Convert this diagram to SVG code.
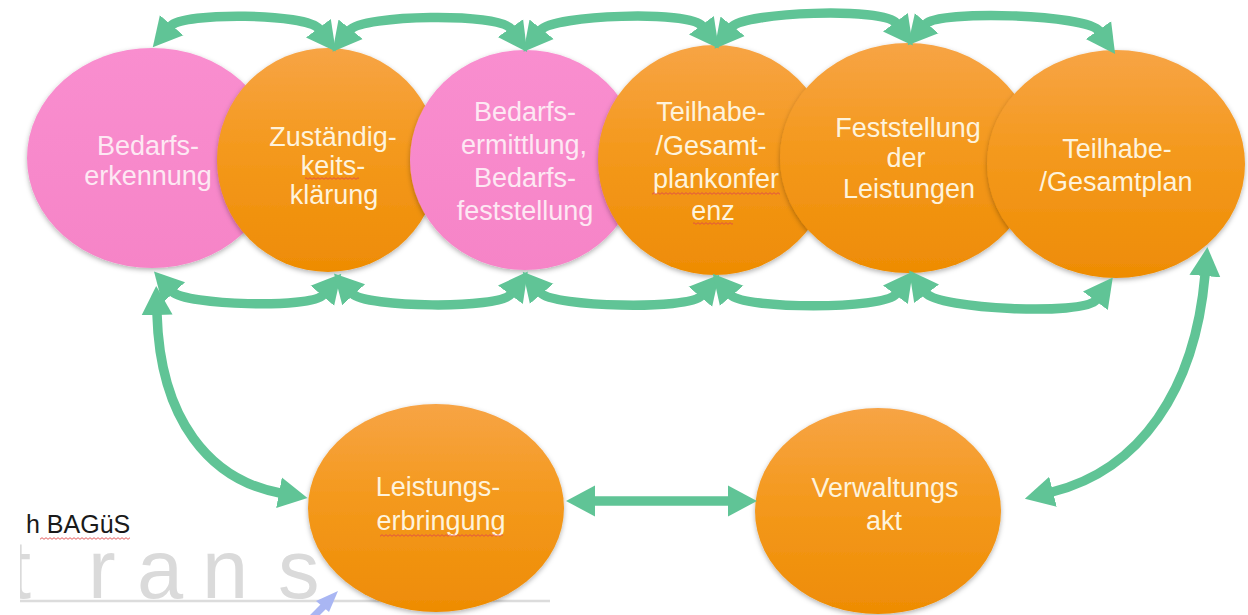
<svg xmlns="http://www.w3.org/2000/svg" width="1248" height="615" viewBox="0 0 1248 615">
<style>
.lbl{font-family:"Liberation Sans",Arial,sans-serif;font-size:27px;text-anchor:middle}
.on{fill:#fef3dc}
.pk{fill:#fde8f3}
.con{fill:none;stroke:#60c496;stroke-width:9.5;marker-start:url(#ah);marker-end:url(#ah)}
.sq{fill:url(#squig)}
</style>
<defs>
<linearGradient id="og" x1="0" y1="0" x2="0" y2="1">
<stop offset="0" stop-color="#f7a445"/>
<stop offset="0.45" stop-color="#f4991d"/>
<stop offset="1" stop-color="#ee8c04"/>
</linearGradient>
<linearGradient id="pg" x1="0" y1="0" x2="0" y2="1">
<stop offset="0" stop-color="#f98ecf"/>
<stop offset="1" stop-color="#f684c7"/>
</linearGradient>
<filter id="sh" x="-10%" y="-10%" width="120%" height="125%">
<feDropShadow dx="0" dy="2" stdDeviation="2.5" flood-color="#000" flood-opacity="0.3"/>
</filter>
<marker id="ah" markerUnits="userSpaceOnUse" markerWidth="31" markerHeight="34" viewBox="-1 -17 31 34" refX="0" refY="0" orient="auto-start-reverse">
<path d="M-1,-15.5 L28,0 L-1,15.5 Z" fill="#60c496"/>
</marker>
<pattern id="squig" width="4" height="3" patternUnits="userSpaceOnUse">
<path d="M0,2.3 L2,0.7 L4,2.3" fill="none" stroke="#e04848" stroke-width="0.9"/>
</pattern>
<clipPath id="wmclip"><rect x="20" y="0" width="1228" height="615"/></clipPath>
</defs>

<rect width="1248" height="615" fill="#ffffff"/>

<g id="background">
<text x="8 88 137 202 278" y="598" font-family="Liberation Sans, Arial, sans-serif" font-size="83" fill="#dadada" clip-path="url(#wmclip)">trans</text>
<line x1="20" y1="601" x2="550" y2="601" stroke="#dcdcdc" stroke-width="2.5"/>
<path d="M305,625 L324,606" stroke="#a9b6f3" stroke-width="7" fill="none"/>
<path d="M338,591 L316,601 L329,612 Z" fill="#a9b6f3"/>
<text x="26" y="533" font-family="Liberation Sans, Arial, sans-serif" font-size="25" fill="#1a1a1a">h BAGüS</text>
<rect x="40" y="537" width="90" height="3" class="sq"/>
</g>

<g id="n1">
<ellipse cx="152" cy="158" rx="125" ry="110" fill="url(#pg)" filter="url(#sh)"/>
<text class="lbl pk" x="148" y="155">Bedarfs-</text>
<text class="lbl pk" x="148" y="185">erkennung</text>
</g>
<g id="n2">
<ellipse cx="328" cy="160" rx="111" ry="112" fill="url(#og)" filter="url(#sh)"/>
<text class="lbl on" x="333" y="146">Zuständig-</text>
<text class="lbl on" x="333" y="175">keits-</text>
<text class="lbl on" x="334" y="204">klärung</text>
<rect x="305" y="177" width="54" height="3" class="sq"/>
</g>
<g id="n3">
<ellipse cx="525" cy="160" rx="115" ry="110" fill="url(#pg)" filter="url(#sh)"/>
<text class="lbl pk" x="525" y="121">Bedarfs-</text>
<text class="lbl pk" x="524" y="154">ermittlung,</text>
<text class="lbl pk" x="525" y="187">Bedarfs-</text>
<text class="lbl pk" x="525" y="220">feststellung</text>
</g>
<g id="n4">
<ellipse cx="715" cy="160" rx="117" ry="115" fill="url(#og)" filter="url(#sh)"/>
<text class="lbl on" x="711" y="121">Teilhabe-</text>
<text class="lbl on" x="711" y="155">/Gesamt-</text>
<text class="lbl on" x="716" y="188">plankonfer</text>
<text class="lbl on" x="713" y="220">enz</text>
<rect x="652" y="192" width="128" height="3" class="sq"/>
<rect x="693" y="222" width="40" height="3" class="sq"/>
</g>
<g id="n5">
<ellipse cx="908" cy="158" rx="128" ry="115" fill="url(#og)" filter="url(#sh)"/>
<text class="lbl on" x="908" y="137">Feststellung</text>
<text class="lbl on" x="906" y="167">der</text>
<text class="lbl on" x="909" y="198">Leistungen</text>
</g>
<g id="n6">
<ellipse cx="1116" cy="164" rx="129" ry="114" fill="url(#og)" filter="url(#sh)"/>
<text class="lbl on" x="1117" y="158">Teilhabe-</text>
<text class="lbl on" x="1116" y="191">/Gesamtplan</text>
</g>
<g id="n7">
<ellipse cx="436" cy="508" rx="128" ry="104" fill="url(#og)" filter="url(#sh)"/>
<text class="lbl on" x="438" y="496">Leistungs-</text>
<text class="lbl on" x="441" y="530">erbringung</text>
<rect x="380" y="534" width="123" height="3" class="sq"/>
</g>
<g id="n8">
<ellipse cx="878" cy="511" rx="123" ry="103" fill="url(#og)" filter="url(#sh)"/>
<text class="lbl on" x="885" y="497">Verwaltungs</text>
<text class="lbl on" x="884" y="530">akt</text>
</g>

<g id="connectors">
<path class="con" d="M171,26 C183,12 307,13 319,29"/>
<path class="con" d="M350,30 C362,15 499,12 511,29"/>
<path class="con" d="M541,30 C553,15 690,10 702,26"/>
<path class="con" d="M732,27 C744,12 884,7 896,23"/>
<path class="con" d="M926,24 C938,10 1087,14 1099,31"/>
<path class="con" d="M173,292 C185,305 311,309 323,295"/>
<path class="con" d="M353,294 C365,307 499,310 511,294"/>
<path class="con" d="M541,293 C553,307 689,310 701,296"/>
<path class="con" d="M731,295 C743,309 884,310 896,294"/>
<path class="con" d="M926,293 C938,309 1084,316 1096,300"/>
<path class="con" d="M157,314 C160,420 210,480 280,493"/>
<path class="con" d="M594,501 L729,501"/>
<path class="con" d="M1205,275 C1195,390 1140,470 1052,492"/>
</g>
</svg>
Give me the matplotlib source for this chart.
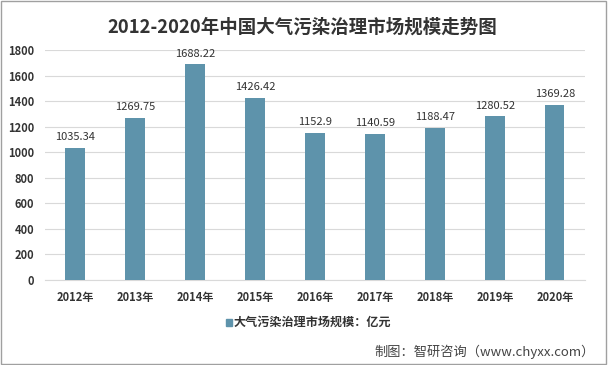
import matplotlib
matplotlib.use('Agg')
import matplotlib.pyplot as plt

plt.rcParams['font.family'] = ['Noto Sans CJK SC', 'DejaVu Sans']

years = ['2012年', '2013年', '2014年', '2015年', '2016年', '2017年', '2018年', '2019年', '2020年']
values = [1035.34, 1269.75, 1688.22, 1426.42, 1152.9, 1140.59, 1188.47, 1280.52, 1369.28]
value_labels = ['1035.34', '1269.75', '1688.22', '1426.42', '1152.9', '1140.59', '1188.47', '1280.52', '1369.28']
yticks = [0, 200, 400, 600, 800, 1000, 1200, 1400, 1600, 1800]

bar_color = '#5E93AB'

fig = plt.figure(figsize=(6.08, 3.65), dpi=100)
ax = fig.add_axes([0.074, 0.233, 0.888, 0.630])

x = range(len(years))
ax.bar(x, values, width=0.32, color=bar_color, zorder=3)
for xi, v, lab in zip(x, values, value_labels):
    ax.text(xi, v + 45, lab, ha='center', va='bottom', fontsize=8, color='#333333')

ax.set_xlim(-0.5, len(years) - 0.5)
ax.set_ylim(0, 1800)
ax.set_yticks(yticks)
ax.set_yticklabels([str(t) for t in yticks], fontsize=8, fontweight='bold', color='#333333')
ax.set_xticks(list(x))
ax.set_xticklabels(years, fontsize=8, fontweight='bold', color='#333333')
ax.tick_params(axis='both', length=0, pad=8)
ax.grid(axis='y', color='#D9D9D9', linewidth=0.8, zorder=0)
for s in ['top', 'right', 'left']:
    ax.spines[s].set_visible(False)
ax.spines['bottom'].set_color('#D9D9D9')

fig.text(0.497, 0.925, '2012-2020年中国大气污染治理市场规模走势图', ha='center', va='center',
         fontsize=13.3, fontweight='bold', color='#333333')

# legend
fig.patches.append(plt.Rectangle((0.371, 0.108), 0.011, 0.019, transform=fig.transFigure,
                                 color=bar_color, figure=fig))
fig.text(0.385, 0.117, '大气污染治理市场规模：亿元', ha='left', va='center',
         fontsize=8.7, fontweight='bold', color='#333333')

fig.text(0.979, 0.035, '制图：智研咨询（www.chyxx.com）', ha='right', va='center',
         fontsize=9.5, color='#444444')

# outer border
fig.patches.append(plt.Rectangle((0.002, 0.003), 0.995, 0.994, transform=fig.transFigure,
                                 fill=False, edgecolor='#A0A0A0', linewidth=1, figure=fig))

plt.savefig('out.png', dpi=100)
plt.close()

+ + + +

Exactly as they stand, quote the lines beginning with the one that contains "Give me the matplotlib source for this chart." and ending with the one that contains "ax.text(xi, v +", with no pictures.

● **THE SOLUTION**
Give me the matplotlib source for this chart.
import matplotlib
matplotlib.use('Agg')
import matplotlib.pyplot as plt

plt.rcParams['font.family'] = ['Noto Sans CJK SC', 'DejaVu Sans']

years = ['2012年', '2013年', '2014年', '2015年', '2016年', '2017年', '2018年', '2019年', '2020年']
values = [1035.34, 1269.75, 1688.22, 1426.42, 1152.9, 1140.59, 1188.47, 1280.52, 1369.28]
value_labels = ['1035.34', '1269.75', '1688.22', '1426.42', '1152.9', '1140.59', '1188.47', '1280.52', '1369.28']
yticks = [0, 200, 400, 600, 800, 1000, 1200, 1400, 1600, 1800]

bar_color = '#5E93AB'

fig = plt.figure(figsize=(6.08, 3.65), dpi=100)
ax = fig.add_axes([0.074, 0.233, 0.888, 0.630])

x = range(len(years))
ax.bar(x, values, width=0.32, color=bar_color, zorder=3)
for xi, v, lab in zip(x, values, value_labels):
    ax.text(xi, v + 45, lab, ha='center', va='bottom', fontsize=8, color='#333333')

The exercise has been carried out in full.